-- GIVEN REQUEST --
Begin at the first line of the data and copy each line through the one containing "(1453,99.5) -- (1466,99.5);", that line included, with no pictures.

-- COLLECTED MATERIAL --
┄┄┄┄┄┄┄┄┄┄┄┄┄┄┄┄┄┄┄┄

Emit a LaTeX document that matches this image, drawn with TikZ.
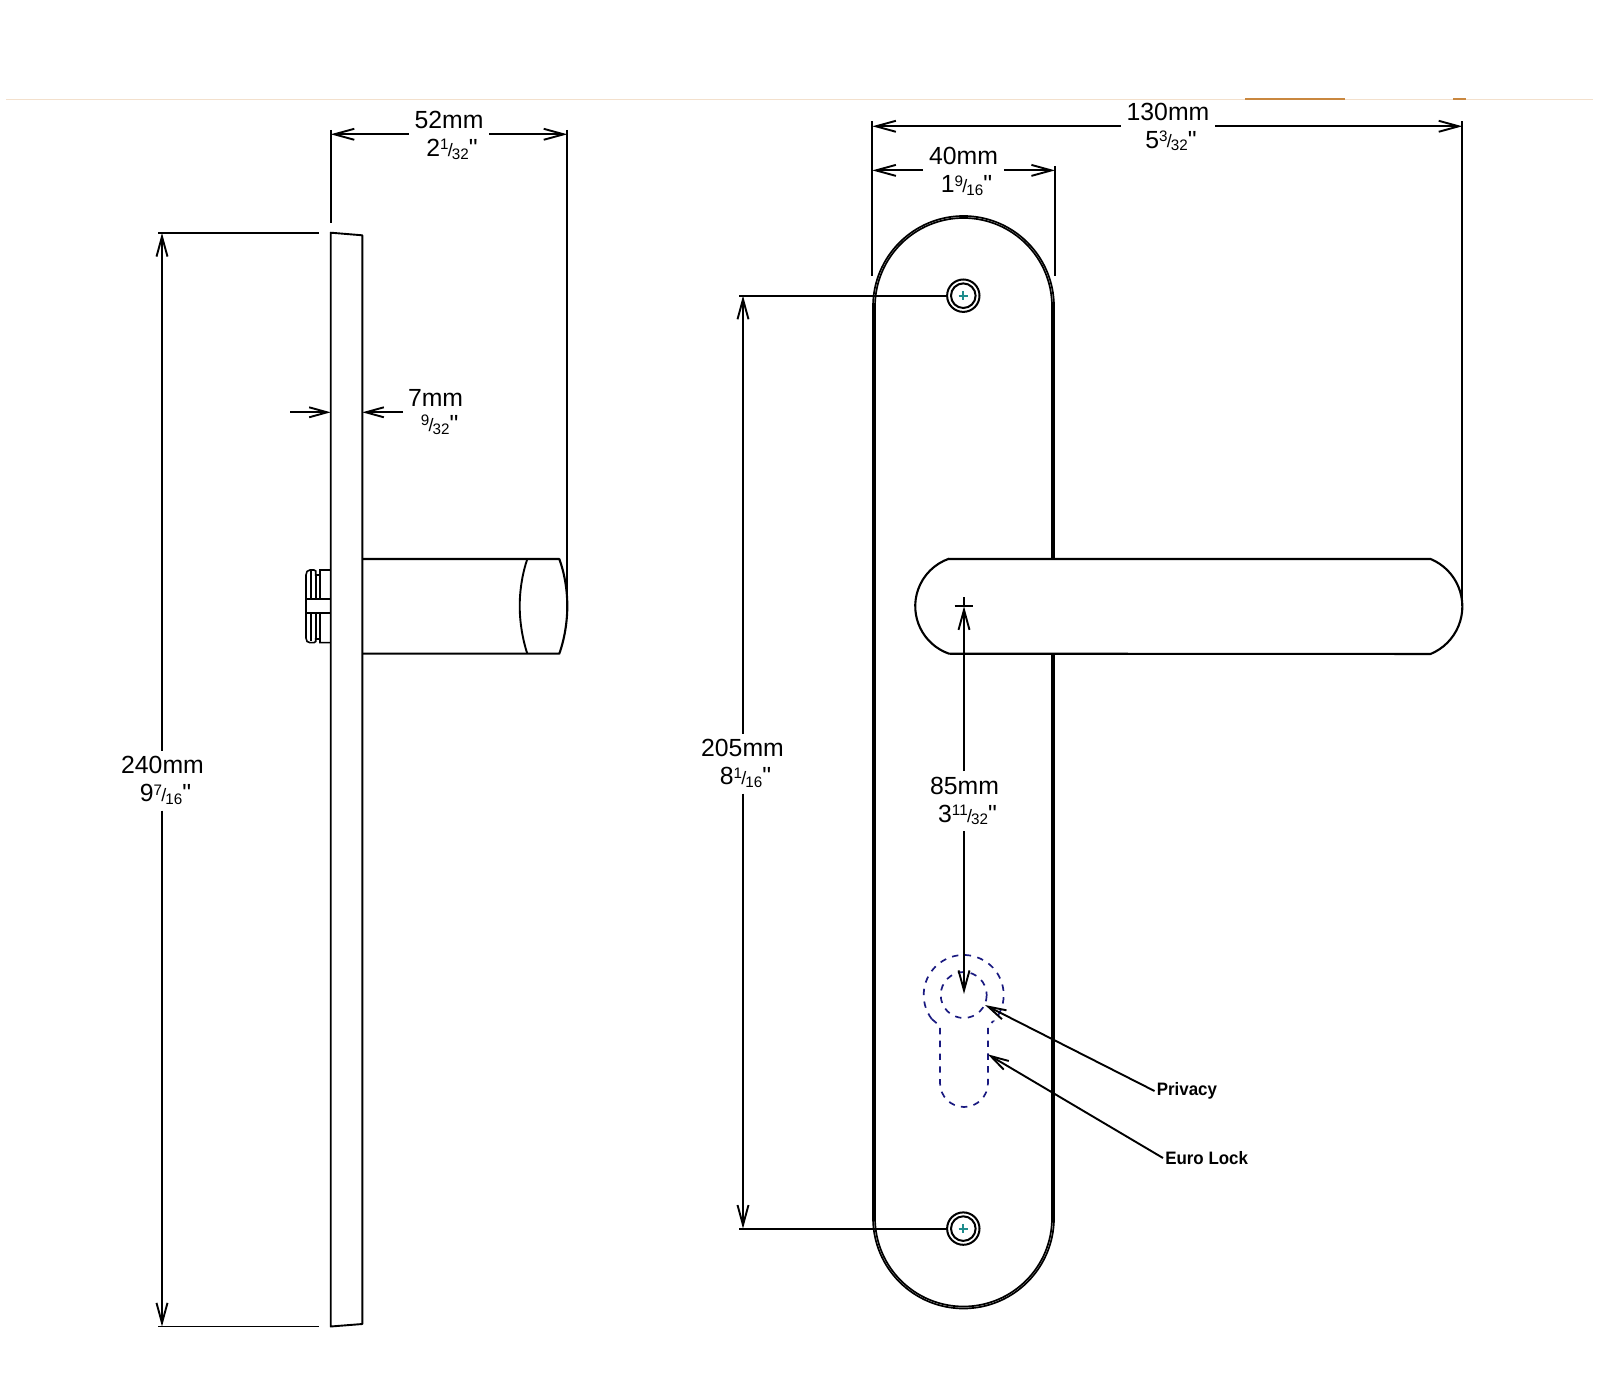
\documentclass[tikz,border=0pt]{standalone}
\usepackage{fontspec}
\setmainfont{Liberation Sans}
\newfontfamily\quotefont{Liberation Sans}[Ligatures=ResetAll]
\usetikzlibrary{arrows.meta}
\definecolor{rulefaint}{HTML}{F3E0CC}
\definecolor{ruledark}{HTML}{C9873F}
\definecolor{lockblue}{HTML}{1A1A80}
\definecolor{screwteal}{HTML}{1E8C8C}
\newcommand{\smallfs}{\fontsize{7.6}{8}\selectfont}
\newcommand{\fr}[3]{\kern3pt #1\raisebox{3.4pt}{\smallfs #2}\kern-0.3pt\raisebox{0.2pt}{\fontsize{9}{9}\selectfont /}\kern-0.5pt\raisebox{-1.2pt}{\smallfs #3}{\quotefont"}}
\tikzset{
  x=0.5pt,y=-0.5pt,
  part/.style={draw=black,line width=1.05pt,line join=round},
  thinpart/.style={draw=black,line width=0.8pt},
  dimline/.style={draw=black,line width=0.95pt},
  dimarrow/.style={dimline,-{Straight Barb[length=10pt,width=5.5pt,line width=0.95pt]}},
  smallarrow/.style={dimline,-{Straight Barb[length=9pt,width=5pt,line width=0.95pt]}},
  dimlabel/.style={font=\fontsize{12.4}{14}\selectfont,align=center,inner sep=3pt,outer sep=0pt},
  calllabel/.style={font=\fontsize{9}{10}\selectfont\bfseries,inner sep=1pt,anchor=west,xscale=0.94},
  lockline/.style={draw=lockblue,line width=0.85pt,dash pattern=on 3.2pt off 3.2pt},
  screwring/.style={circle,draw=black,line width=1pt,inner sep=0pt,fill=white},
  screwplus/.style={draw=screwteal,line width=0.95pt},
}
\begin{document}
\begin{tikzpicture}
\useasboundingbox (0,0) rectangle (1600,1400);
% top rule
\draw[rulefaint,line width=0.7pt] (6,99.5) -- (1593,99.5);
\draw[ruledark,line width=1pt] (1245,99.5) -- (1345,99.5);
\draw[ruledark,line width=1pt] (1453,99.5) -- (1466,99.5);

% ---------- side view ----------
\draw[part,line width=0.95pt] (330.7,1326.5) -- (330.7,232.7) -- (362.3,235.3) -- (362.3,1324) -- cycle;
% lever, side
\draw[part] (362.3,559) -- (559.3,559) .. controls (564.5,573) and (567.3,590) .. (567.3,606)
  .. controls (567.3,622) and (564.5,639) .. (559.3,653.7) -- (362.3,653.7);
\draw[part,line width=0.95pt] (527.3,559) .. controls (522.5,573) and (519.7,590) .. (519.7,606)
  .. controls (519.7,622) and (522.5,639) .. (527.3,653.7);
% knob
\draw[thinpart] (330.7,570) -- (320,570) -- (320,575) -- (315.7,575) -- (315.7,571)
  .. controls (315.7,570.3) and (315,570) .. (314,570) -- (310,570)
  .. controls (307.5,570) and (306,572) .. (306,575) -- (306,638)
  .. controls (306,641) and (307.5,642.7) .. (310,642.7) -- (314,642.7)
  .. controls (315,642.7) and (315.7,642.3) .. (315.7,641.5) -- (315.7,639) -- (320,639) -- (320,642.7) -- (330.7,642.7);
\draw[thinpart] (306,599.3) -- (330.7,599.3) (306,613.3) -- (330.7,613.3);
\draw[thinpart] (310.7,571) -- (310.7,599.3) (310.7,613.3) -- (310.7,641.5);
\draw[thinpart] (315.7,575) -- (315.7,599.3) (315.7,613.3) -- (315.7,639);
\draw[thinpart] (320,575) -- (320,599.3) (320,613.3) -- (320,639);

% 52 mm
\node[dimlabel,align=center,yshift=-0.55pt] (lab52) at (449,134.3) {52mm\\\fr{2}{1}{32}};
\coordinate (a52l) at (330.7,134.3);
\coordinate (a52r) at (567.3,134.3);
\coordinate (e52lt) at (330.7,130);
\coordinate (e52lb) at (330.7,223);
\coordinate (e52rt) at (567.3,130);
\coordinate (e52rb) at (567.3,615);
\draw[dimline] (e52lt) -- (e52lb);
\draw[dimline] (e52rt) -- (e52rb);
\draw[dimarrow] (lab52.west |- a52l) -- (a52l);
\draw[dimarrow] (lab52.east |- a52r) -- (a52r);

% 240 mm
\node[dimlabel,yshift=-1.3pt] (lab240) at (162.5,778) {240mm\\\fr{9}{7}{16}};
\coordinate (a240t) at (162,233);
\coordinate (a240b) at (162,1326.5);
\coordinate (e240te) at (319,233);
\coordinate (e240be) at (319,1326.5);
\coordinate (e240ts) at (158,233);
\coordinate (e240bs) at (158,1326.5);
\draw[dimline] (e240ts) -- (e240te);
\draw[dimline] (e240bs) -- (e240be);
\draw[dimarrow] (lab240.north -| a240t) -- (a240t);
\draw[dimarrow] (lab240.south -| a240b) -- (a240b);

% 7 mm
\node[dimlabel,inner sep=0pt,anchor=west] (lab7) at (408,412) {7mm\\[-1pt]\kern1pt\fr{}{9}{32}};
\coordinate (s7l) at (290,412.3);
\coordinate (a7l) at (330.7,412.3);
\coordinate (s7r) at (403,412.3);
\coordinate (a7r) at (362.3,412.3);
\draw[smallarrow] (s7l) -- (a7l);
\draw[smallarrow] (s7r) -- (a7r);

% ---------- front view ----------
\foreach \r/\lw in {90.5/0.85pt,88.5/0.85pt}{
  \draw[draw=black,line width=\lw] (963.5-\r,306.5) arc[start angle=180,end angle=360,radius=\r]
    -- (963.5+\r,1218) arc[start angle=0,end angle=180,radius=\r] -- cycle;
}
% lever, front
\draw[part,fill=white] (949,559) -- (1430.6,559) arc[start angle=-67.5,end angle=67.5,radius=51.4]
  -- (949,653.7) arc[start angle=109.2,end angle=250.8,radius=50.3] -- cycle;

% screws
\node[screwring,minimum size=16.2pt] (screwtop) at (963.3,295.7) {};
\node[screwring,minimum size=12.3pt] (screwtopin) at (963.3,295.7) {};
\node[screwring,minimum size=16.2pt] (screwbot) at (963.3,1228.6) {};
\node[screwring,minimum size=12.3pt] (screwbotin) at (963.3,1228.6) {};
\draw[screwplus] (958.6,295.7) -- (968,295.7) (963.3,291) -- (963.3,300.4);
\draw[screwplus] (958.6,1228.6) -- (968,1228.6) (963.3,1223.9) -- (963.3,1233.3);

% 130 mm
\node[dimlabel,yshift=-0.6pt] (lab130) at (1168,125.5) {130mm\\\fr{5}{3}{32}};
\coordinate (a130l) at (872.3,126.3);
\coordinate (a130r) at (1462.3,126.3);
\coordinate (e130lt) at (872.3,121.5);
\coordinate (e130lb) at (872.3,276);
\coordinate (e130rt) at (1462.3,121.5);
\coordinate (e130rb) at (1462.3,606);
\draw[dimline] (e130lt) -- (e130lb);
\draw[dimline] (e130rt) -- (e130rb);
\draw[dimarrow] (lab130.west |- a130l) -- (a130l);
\draw[dimarrow] (lab130.east |- a130r) -- (a130r);

% 40 mm
\node[dimlabel,yshift=-0.8pt] (lab40) at (963.5,170) {40mm\\\fr{1}{9}{16}};
\coordinate (a40l) at (872.3,170.4);
\coordinate (a40r) at (1055,170.4);
\coordinate (e40t) at (1055,166);
\coordinate (e40b) at (1055,276);
\draw[dimline] (e40t) -- (e40b);
\draw[dimarrow] (lab40.west |- a40l) -- (a40l);
\draw[dimarrow] (lab40.east |- a40r) -- (a40r);

% 205 mm
\node[dimlabel,yshift=-1.3pt] (lab205) at (742.5,761) {205mm\\\fr{8}{1}{16}};
\coordinate (a205t) at (743,295.7);
\coordinate (a205b) at (743,1228.6);
\coordinate (e205t) at (739,295.7);
\coordinate (e205b) at (739,1228.6);
\draw[dimline] (e205t) -- (screwtop);
\draw[dimline] (e205b) -- (screwbot);
\draw[dimarrow] (lab205.north -| a205t) -- (a205t);
\draw[dimarrow] (lab205.south -| a205b) -- (a205b);

% lock outline
\draw[lockline] (931.7,1019) arc[start angle=143.1,end angle=400.5,radius=40];
\draw[lockline] (963.7,995) circle[radius=23];
\draw[lockline] (931.7,1019) -- (940,1026) -- (940,1083)
  arc[start angle=180,end angle=0,radius=24] -- (988,1026) -- (993.5,1021);

% 85 mm
\node[dimlabel,yshift=-1.05pt] (lab85) at (964.5,799) {85mm\\\fr{3}{11}{32}};
\coordinate (a85t) at (964,606.3);
\coordinate (a85b) at (964,994);
\coordinate (c85l) at (954.7,606.3);
\coordinate (c85r) at (973,606.3);
\coordinate (c85t) at (964,597.3);
\draw[dimline] (c85l) -- (c85r);
\draw[dimline] (c85t) -- (a85t);
\draw[dimarrow] (lab85.north -| a85t) -- (a85t);
\draw[dimarrow] (lab85.south -| a85b) -- (a85b);

% callouts
\node[calllabel,yshift=-1pt] (privacy) at (1154.5,1089) {Privacy};
\node[calllabel,yshift=-0.5pt] (eurolock) at (1163,1157) {Euro Lock};
\coordinate (tipprivacy) at (985,1005);
\coordinate (tipeuro) at (987.7,1054.3);
\draw[smallarrow] (privacy.west) -- (tipprivacy);
\draw[smallarrow] (eurolock.west) -- (tipeuro);
\end{tikzpicture}
\end{document}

┄┄┄┄┄┄┄┄┄┄┄┄┄┄┄┄┄┄┄┄

-- IN RESPONSE --
Emit a LaTeX document that matches this image, drawn with TikZ.
\documentclass[tikz,border=0pt]{standalone}
\usepackage{fontspec}
\setmainfont{Liberation Sans}
\newfontfamily\quotefont{Liberation Sans}[Ligatures=ResetAll]
\usetikzlibrary{arrows.meta}
\definecolor{rulefaint}{HTML}{F3E0CC}
\definecolor{ruledark}{HTML}{C9873F}
\definecolor{lockblue}{HTML}{1A1A80}
\definecolor{screwteal}{HTML}{1E8C8C}
\newcommand{\smallfs}{\fontsize{7.6}{8}\selectfont}
\newcommand{\fr}[3]{\kern3pt #1\raisebox{3.4pt}{\smallfs #2}\kern-0.3pt\raisebox{0.2pt}{\fontsize{9}{9}\selectfont /}\kern-0.5pt\raisebox{-1.2pt}{\smallfs #3}{\quotefont"}}
\tikzset{
  x=0.5pt,y=-0.5pt,
  part/.style={draw=black,line width=1.05pt,line join=round},
  thinpart/.style={draw=black,line width=0.8pt},
  dimline/.style={draw=black,line width=0.95pt},
  dimarrow/.style={dimline,-{Straight Barb[length=10pt,width=5.5pt,line width=0.95pt]}},
  smallarrow/.style={dimline,-{Straight Barb[length=9pt,width=5pt,line width=0.95pt]}},
  dimlabel/.style={font=\fontsize{12.4}{14}\selectfont,align=center,inner sep=3pt,outer sep=0pt},
  calllabel/.style={font=\fontsize{9}{10}\selectfont\bfseries,inner sep=1pt,anchor=west,xscale=0.94},
  lockline/.style={draw=lockblue,line width=0.85pt,dash pattern=on 3.2pt off 3.2pt},
  screwring/.style={circle,draw=black,line width=1pt,inner sep=0pt,fill=white},
  screwplus/.style={draw=screwteal,line width=0.95pt},
}
\begin{document}
\begin{tikzpicture}
\useasboundingbox (0,0) rectangle (1600,1400);
% top rule
\draw[rulefaint,line width=0.7pt] (6,99.5) -- (1593,99.5);
\draw[ruledark,line width=1pt] (1245,99.5) -- (1345,99.5);
\draw[ruledark,line width=1pt] (1453,99.5) -- (1466,99.5);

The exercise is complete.